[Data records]
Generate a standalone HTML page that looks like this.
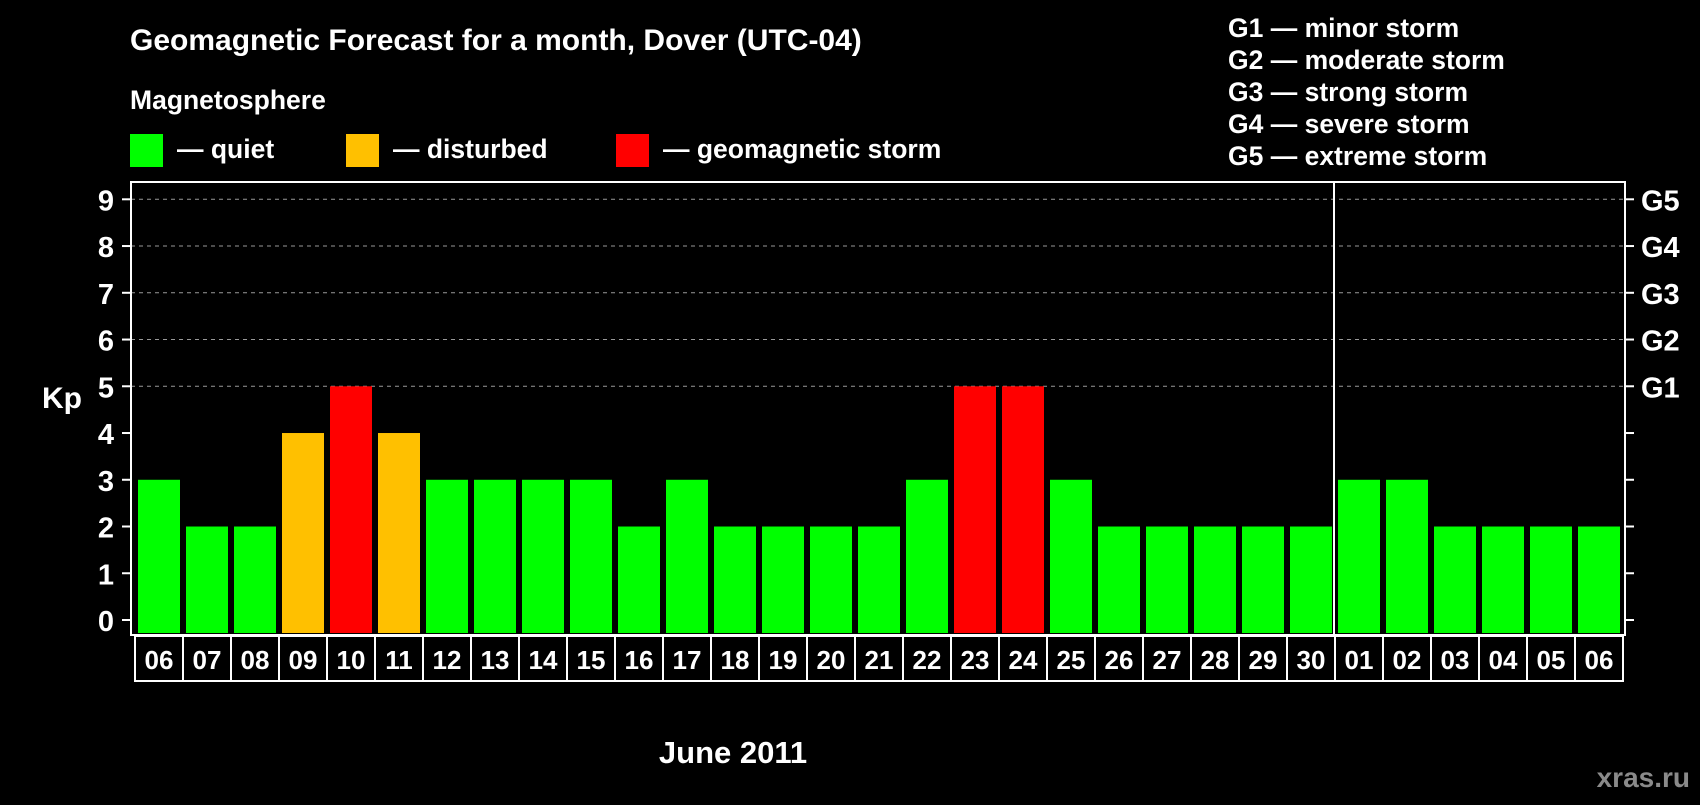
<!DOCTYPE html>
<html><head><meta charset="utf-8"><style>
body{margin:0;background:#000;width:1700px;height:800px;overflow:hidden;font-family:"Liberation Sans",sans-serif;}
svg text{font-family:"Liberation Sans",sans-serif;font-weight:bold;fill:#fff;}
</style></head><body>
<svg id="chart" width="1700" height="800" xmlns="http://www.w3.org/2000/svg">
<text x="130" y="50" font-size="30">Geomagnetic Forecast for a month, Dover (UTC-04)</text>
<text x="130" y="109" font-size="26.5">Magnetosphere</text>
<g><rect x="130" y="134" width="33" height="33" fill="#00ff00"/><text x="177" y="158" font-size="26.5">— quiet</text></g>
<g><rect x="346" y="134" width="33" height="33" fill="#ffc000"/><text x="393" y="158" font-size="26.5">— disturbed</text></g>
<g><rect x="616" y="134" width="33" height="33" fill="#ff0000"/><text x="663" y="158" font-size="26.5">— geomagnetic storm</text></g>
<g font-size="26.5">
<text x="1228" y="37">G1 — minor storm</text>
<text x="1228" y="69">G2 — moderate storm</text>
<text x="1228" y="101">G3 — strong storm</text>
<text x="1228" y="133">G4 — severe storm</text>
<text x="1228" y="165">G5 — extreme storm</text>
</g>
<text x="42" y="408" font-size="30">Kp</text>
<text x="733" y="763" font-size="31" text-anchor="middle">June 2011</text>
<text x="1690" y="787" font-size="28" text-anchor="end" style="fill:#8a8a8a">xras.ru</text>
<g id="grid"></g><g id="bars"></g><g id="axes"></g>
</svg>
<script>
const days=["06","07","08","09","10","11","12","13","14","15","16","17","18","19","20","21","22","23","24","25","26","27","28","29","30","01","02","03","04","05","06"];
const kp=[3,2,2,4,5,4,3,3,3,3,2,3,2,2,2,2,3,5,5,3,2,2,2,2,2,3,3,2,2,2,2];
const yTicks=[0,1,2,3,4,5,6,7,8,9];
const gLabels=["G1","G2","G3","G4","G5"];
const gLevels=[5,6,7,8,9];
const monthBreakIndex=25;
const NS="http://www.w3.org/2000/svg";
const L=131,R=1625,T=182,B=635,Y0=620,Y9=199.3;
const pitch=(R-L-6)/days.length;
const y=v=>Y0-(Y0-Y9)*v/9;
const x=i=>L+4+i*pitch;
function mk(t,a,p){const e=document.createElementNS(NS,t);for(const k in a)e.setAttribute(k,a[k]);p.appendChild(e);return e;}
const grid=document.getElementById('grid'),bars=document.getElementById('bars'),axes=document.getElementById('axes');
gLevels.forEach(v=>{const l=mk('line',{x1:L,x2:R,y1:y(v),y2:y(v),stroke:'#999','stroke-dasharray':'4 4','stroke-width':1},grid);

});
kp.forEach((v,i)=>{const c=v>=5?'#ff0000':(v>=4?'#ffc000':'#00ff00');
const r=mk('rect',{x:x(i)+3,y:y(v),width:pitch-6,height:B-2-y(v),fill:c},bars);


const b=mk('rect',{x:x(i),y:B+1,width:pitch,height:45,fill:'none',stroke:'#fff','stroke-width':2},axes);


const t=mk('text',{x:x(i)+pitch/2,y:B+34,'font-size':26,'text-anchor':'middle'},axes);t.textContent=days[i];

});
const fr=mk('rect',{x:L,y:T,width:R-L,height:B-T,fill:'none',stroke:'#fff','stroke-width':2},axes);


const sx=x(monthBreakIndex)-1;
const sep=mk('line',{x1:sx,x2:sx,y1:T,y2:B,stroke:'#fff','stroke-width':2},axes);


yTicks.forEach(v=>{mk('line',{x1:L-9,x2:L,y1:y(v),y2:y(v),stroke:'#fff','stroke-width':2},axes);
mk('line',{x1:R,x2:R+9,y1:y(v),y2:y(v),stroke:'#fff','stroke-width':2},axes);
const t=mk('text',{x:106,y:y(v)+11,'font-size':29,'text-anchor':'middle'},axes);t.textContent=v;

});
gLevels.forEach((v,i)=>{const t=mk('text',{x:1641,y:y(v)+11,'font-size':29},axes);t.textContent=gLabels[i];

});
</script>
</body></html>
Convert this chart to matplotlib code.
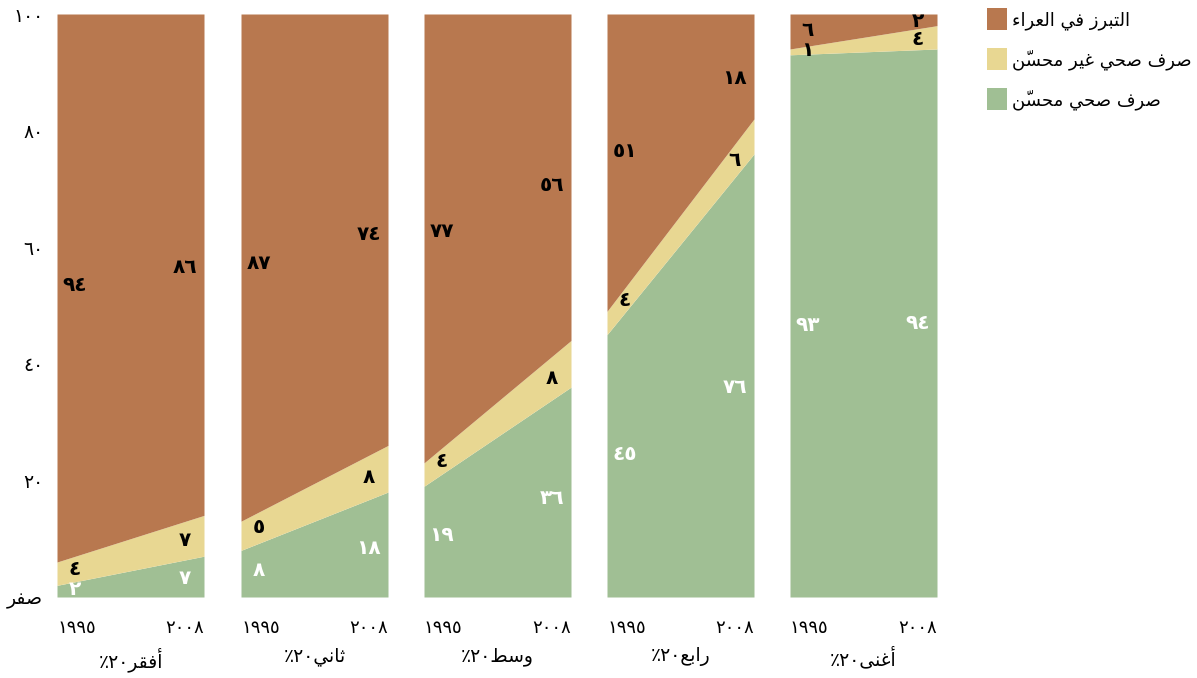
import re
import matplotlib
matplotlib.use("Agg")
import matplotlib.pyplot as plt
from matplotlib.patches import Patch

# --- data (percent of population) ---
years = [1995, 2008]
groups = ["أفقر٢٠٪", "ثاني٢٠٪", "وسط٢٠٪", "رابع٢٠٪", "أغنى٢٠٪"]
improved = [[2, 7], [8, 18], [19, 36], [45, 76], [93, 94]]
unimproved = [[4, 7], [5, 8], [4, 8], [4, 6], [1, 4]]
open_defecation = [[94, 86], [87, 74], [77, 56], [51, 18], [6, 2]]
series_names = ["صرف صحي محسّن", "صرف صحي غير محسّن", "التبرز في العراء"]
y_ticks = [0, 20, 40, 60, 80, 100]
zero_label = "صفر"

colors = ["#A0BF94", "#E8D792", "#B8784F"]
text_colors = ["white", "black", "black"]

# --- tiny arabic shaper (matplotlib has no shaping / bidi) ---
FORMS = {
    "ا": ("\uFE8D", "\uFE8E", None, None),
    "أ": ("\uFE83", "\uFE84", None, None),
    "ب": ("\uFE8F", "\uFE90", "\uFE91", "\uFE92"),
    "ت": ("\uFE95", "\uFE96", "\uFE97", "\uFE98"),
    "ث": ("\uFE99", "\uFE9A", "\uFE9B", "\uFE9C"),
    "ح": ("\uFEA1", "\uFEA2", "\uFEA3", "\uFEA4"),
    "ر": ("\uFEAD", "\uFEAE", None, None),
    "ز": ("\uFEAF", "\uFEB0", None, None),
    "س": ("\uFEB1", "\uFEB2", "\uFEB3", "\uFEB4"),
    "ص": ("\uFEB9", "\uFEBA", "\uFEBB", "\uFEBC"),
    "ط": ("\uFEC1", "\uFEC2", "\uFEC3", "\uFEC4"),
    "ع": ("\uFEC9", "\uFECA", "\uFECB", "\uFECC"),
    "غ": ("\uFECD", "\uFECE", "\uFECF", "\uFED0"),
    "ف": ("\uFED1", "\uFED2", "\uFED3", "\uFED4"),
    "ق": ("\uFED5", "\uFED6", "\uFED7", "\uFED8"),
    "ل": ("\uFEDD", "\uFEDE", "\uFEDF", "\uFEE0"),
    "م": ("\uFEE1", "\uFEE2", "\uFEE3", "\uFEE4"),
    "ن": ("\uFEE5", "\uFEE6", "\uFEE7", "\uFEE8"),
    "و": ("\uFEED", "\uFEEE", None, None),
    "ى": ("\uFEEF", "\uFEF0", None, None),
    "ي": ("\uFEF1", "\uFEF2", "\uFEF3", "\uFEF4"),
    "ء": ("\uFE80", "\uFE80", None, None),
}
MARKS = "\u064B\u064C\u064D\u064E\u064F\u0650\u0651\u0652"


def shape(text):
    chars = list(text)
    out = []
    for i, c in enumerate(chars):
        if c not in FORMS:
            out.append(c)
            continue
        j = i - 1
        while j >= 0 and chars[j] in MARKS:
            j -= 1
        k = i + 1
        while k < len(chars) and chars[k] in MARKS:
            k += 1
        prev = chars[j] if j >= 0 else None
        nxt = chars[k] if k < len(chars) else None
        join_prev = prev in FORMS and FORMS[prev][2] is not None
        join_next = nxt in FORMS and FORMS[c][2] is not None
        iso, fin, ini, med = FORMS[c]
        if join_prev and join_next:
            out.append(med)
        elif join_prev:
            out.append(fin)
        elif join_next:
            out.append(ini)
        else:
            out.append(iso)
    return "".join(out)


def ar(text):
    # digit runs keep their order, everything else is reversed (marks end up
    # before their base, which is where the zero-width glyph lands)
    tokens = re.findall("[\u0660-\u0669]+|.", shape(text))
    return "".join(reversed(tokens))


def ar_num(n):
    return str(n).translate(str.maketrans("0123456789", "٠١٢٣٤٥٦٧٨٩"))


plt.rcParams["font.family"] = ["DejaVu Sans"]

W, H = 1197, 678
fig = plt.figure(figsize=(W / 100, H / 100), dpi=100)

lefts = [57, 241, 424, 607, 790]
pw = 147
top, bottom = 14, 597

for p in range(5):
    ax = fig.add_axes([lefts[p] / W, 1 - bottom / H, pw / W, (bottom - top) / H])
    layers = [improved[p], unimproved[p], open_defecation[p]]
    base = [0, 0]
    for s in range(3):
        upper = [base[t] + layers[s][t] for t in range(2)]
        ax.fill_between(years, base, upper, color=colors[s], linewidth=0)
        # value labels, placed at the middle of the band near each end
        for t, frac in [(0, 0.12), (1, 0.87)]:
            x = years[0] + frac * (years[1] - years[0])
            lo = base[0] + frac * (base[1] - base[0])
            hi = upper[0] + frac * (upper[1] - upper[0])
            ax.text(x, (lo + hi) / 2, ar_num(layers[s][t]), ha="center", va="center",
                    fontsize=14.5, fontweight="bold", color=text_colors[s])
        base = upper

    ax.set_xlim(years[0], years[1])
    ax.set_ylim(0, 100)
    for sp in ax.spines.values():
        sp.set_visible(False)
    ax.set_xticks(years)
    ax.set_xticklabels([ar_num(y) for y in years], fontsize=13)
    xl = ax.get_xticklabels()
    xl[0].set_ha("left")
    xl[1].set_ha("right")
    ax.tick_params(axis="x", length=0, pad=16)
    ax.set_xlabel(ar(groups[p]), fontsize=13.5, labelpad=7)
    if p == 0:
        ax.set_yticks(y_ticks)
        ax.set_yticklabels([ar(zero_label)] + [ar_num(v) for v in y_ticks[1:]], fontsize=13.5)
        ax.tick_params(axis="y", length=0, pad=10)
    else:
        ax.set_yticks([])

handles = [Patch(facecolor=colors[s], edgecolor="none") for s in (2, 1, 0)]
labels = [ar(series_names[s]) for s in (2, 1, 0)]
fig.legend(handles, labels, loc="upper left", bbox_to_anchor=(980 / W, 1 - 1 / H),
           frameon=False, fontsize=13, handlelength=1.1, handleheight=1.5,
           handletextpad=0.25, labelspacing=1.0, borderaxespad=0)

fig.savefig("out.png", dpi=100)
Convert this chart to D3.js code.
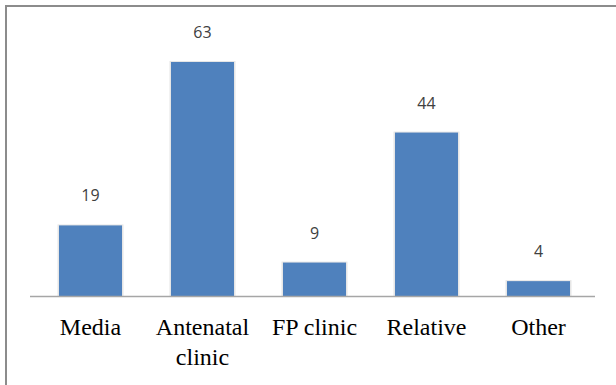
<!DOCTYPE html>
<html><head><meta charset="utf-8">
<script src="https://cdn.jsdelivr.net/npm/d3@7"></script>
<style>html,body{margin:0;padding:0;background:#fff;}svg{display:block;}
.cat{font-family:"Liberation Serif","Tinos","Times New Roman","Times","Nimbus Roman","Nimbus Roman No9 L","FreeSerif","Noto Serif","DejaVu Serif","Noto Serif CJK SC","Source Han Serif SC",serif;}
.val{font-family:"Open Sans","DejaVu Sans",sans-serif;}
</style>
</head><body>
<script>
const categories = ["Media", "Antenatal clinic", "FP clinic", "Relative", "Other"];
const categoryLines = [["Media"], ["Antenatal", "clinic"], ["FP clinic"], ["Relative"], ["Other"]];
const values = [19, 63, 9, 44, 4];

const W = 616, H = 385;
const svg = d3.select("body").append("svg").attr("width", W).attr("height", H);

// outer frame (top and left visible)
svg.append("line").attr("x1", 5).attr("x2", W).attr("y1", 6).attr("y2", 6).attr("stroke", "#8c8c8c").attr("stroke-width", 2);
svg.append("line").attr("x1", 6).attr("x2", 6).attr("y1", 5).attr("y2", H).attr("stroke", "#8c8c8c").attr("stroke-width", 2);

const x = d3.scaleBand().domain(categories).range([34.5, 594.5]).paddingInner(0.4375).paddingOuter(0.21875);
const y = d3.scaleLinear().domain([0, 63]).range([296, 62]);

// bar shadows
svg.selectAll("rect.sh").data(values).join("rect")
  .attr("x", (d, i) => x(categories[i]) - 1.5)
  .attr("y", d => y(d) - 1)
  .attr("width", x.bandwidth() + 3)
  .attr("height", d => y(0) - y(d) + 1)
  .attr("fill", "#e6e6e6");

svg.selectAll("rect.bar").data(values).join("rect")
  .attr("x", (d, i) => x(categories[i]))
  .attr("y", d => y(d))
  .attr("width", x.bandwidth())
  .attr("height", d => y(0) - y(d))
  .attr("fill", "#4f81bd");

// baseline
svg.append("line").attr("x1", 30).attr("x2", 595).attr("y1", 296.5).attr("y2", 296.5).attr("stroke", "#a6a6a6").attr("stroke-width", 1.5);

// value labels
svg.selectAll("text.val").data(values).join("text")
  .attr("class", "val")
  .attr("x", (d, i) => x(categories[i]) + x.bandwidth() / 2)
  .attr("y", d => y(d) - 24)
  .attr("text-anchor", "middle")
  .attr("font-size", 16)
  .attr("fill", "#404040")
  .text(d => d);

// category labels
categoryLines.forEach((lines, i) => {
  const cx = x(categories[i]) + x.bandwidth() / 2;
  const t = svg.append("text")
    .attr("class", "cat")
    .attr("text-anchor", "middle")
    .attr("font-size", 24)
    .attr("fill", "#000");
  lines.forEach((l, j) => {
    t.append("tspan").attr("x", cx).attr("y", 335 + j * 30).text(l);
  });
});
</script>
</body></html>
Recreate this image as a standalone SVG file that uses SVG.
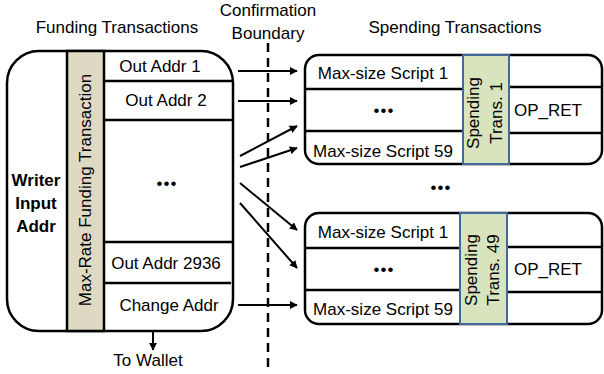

» **WHAT TO WORK ON**
Go through the records and pull out each line that includes the word "this".

» **TASK OUTPUT**
Generate a standalone HTML page that looks like this.
Convert this chart to matplotlib code.
Convert this chart to D3.js code.
Recreate this image as a standalone SVG file that uses SVG.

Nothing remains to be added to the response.